Approximate amount requested in USD.


Budget Description

Briefly describe what you expect to spend money on (specific budgets and details are not necessary at this time).

Tentatively the associated costs would be:
  • 1. Two Research Interns (from India) - 14000 USD
  • 2. P.I. Remuneration - 24000 USD (1000 USD per month for two P.I.’s for two hours of daily time)
  • 3. Amazon AWS/Google Colab Costs - 6,000 USD
  • 4. Annotator Costs - 7000 USD
  • 5. Survey Costs - 5000 USD

Personnel, Annotators would be mostly hired from India.


Address the impact and relevance to the Wikimedia projects, including the degree to which the research will address the 2030 Wikimedia Strategic Direction and/or support the work of Wikimedia user groups, affiliates, and developer communities. If your work relates to knowledge gaps, please directly relate it to the knowledge gaps taxonomy.
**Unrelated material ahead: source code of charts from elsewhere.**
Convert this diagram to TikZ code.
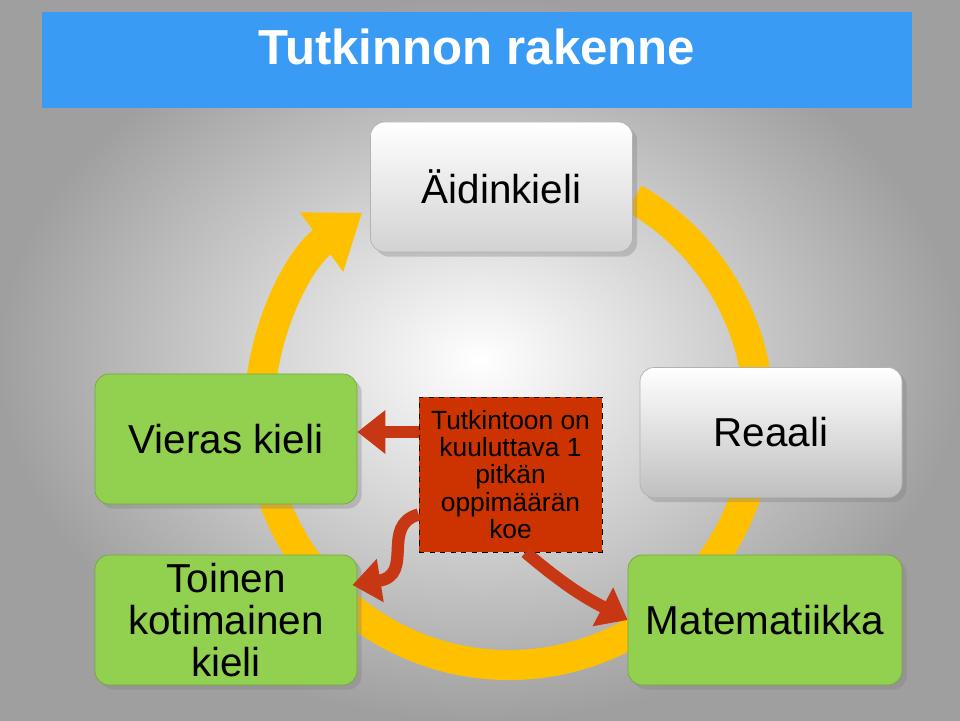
\documentclass[tikz,border=0pt]{standalone}
\usepackage{fontspec}
\setmainfont{Liberation Sans}
\usetikzlibrary{positioning,shadows,arrows.meta}
\definecolor{titleblue}{RGB}{58,155,245}
\definecolor{ringyellow}{RGB}{255,192,0}
\definecolor{boxgreen}{RGB}{146,208,80}
\definecolor{boxred}{RGB}{204,51,0}
\definecolor{arrowred}{RGB}{200,55,20}
\tikzset{
  subject/.style={draw=gray!60, rounded corners=8pt, minimum width=5.24cm, minimum height=2.6cm,
    align=center, font=\fontsize{23}{24}\selectfont, drop shadow={opacity=0.35}},
  greenbox/.style={subject, fill=boxgreen, draw=boxgreen!80!black},
  graybox/.style={subject, top color=white, bottom color=gray!35},
  redarrow/.style={draw=arrowred, line width=7pt, -{Triangle[width=24pt,length=16pt]}}
}
\begin{document}
\begin{tikzpicture}
  \useasboundingbox (0,0) rectangle (19.2,14.4);
  \shade[inner color=white, outer color=gray!75] (0,0) rectangle (19.2,14.4);
  % title
  \fill[titleblue] (0.84,12.24) rectangle (18.24,14.16);
  \node[text=white, font=\bfseries\fontsize{28}{30}\selectfont] (title) at (9.54,13.46) {Tutkinnon rakenne};
  % ring
  \draw[ringyellow, line width=0.6cm, -{Triangle[width=1.4cm,length=1cm]}]
    (10.18,6.1) ++(420:5.0cm) arc[start angle=420, end angle=126, radius=5.0cm];
  % boxes
  \node[graybox] (aidin) at (10.03,10.66) {Äidinkieli};
  \node[greenbox] (vieras) at (4.52,5.62) {Vieras kieli};
  \node[greenbox] (toinen) at (4.52,2.0) {Toinen\\kotimainen\\kieli};
  \node[graybox, bottom color=gray!50] (reaali) at (15.42,5.75) {Reaali};
  \node[greenbox, minimum width=5.48cm] (matem) at (15.3,2.0) {Matematiikka};
  \node[draw=black, dashed, fill=boxred, minimum width=3.66cm, minimum height=3.1cm,
    align=center, font=\fontsize{15}{15.5}\selectfont] (koe) at (10.21,4.91)
    {Tutkintoon on\\kuuluttava 1\\pitkän\\oppimäärän\\koe};
  % arrows
  \coordinate (koeA) at ([yshift=0.85cm]koe.west);
  \draw[redarrow] (koeA) -- (vieras.east |- koeA);
  \draw[redarrow] ([yshift=-0.8cm]koe.west) .. controls (7.6,3.9) and (8.3,2.9) .. (7.05,2.7);
  \draw[redarrow] ([xshift=0.3cm]koe.south) .. controls (11.4,2.6) and (11.8,2.4) .. (matem.west);
\end{tikzpicture}
\end{document}
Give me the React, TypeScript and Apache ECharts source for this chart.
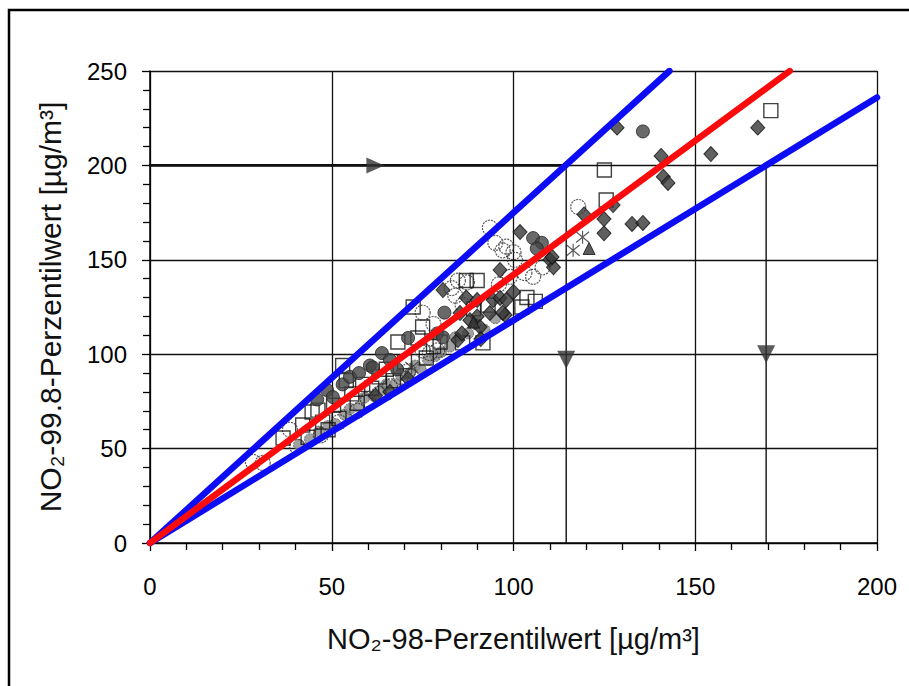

Identifying mis/dis-information, forms one of the strategic directions of Wikimedia for 2030. As a trustable source of information, Wikimedia must employ “early detection and prevention” strategies to counter mis/dis-information. NLP/ML methods are an obvious choice to mine the wealth of text and multimodal data to automatically flag documents (and particular sections) that may have misinformation. We do not envisage a system that could be full-proof but provide a first-layer of pruning/flagging (misinformation detection in NLP is hard due to its subtle nuances). Much of Wiki data is multimodal, hence developing multimodal models focussing on the particular category of misinformation stated above would be helpful for the Wiki ecosystem.


Plans for dissemination.

All the research carried out or data built as part of this work would be open sourced for the community via public Github projects. We would document the progress (timelines, milestones, minutes, etc.) in a public Wiki project. We would publish the research output in top-tier open access AI/NLP/IR conferences which includes AAAI, IJCAI, ACL, NAACL, SIGIR, EMNLP, CIKM, WWW, etc. We would also showcase our research in the Wikimedia events.

Past Contributions[edit]

Prior contributions to related academic and/or research projects and/or the Wikimedia and free culture communities. If you do not have prior experience, please explain your planned contributions.

Kindly visit the author profiles. Some very relevant ones:
  • 1. Kumari, R., Ashok, N., Ghosal, T., & Ekbal, A. (2022). What the fake? Probing misinformation detection standing on the shoulder of novelty and emotion. Information Processing & Management, 59(1), 102740.
  • 2. Kumari, R., Ashok, N., Ghosal, T., & Ekbal, A. (2021). Misinformation detection using multitask learning with mutual learning for novelty detection and emotion recognition. Information Processing & Management, 58(5), 102631.
  • 3. Kumari, R., Ashok, N., Ghosal, T., & Ekbal, A. (2021, July). A Multitask Learning Approach for Fake News Detection: Novelty, Emotion, and Sentiment Lend a Helping Hand. In 2021 International Joint Conference on Neural Networks (IJCNN) (pp. 1-8). IEEE.

I agree to license the information I entered in this form excluding the pronouns, countries of residence, and email addresses under the terms of Creative Commons Attribution-ShareAlike 4.0. I understand that the decision to fund this Research Fund application, the application itself along with all the information entered by my in this form excluding the pronouns, country of residences, and email addresses of the personnel will be published on Wikimedia Foundation Funds pages on Meta-Wiki and will be made available to the public in perpetuity. To make the results of your research actionable and reusable by the Wikimedia volunteer communities, affiliates and Foundation, I agree that any output of my research will comply with the WMF Open Access Policy. I also confirm that I have read the privacy statement and agree to abide by the WMF Friendly Space Policy and Universal Code of Conduct.